Hush-Hush Work on Panel Is an Education
The hours vary, the pay is lousy, the work can be dull, and when people ask what you’ve been up to, you can’t breathe a word.
But you do get a reserved parking place. And, as a member of the Ventura County grand jury, you have a chance to learn about local government and make it better, former grand jury members say.
“I would say it’s extremely interesting,” said Leonard Harris, a retired Simi Valley engineer who served as foreman of the 1988-89 grand jury. “I thought I knew something about county and city government, but I had much to learn.”
Although the grand jury is increasingly being used for criminal cases, its main function under the state Constitution is to be a watchdog on county government. Each year, the grand jury investigates county departments and issues recommendations. For example, Harris said his panel saved the county millions of dollars by recommending improvements in purchasing procedures.
The grand jury, appointed by the Superior Court judges, is part of the judicial branch of government, but it is an independent body, free to look into and comment on anything it wants.
The 1963 grand jury made sure that “The Dictionary of American Slang"--apparently a controversial work at the time--was not available at any library or public school in the county. (It has since infiltrated the county library system’s collection, according to a librarian at the E.P. Foster branch in Ventura.) The same grand jury recommended that the county establish building standards for fallout shelters.
By law, agencies targeted for grand jury criticism or recommendations must respond, but they do not have to follow the advice.

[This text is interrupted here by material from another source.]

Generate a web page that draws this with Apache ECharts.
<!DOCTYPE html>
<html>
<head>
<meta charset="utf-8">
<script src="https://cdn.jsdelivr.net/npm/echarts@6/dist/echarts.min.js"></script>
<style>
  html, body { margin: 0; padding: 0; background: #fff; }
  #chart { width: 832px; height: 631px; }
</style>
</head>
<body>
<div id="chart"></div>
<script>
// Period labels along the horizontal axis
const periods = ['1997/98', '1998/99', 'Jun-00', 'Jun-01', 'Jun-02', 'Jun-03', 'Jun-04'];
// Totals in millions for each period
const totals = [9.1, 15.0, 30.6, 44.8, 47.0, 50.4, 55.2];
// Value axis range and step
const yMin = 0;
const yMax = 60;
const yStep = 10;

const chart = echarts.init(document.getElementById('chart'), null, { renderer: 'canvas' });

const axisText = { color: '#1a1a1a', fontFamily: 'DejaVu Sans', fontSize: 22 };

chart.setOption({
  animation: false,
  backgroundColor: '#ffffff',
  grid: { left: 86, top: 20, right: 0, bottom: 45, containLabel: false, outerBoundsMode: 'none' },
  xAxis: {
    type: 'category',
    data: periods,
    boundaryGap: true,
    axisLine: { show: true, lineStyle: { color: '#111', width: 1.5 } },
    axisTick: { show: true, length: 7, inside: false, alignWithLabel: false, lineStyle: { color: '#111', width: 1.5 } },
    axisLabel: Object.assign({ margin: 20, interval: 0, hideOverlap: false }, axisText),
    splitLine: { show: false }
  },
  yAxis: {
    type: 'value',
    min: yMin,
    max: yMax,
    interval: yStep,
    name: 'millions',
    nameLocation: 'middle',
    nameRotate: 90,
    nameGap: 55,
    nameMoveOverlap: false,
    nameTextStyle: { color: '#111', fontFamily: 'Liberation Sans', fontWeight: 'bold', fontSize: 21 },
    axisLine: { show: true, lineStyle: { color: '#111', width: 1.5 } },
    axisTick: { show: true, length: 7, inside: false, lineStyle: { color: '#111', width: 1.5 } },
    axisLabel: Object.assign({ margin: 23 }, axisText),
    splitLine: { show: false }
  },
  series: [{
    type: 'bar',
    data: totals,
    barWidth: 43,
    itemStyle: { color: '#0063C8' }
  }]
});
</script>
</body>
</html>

Betty Kane, the county’s manager of jury services, said anyone can apply to be a grand juror, and now is the time. Applications must be returned by Friday.
Applications are available from judges, federal and state lawmakers, county supervisors, city officials, past grand jurors and from Kane’s office.
The Superior Court judges will choose 30 finalists--six from each supervisorial district--and 19 are chosen by lot to serve as the grand jury.
Grand jury members have to spend three or four days a week on their duties, and they make only $20 per day plus mileage. They are sworn to secrecy and cannot tell outsiders anything about their activities.
Few people can afford the time and financial commitment, Kane conceded, and the judges who make the selections are especially interested in receiving more applications from minorities, young people and low-income residents.
Judge Edwin M. Osborne, presiding judge of the Superior Court, said he looks for “someone with common sense, the time to devote to the job and no personal agenda or crusade.”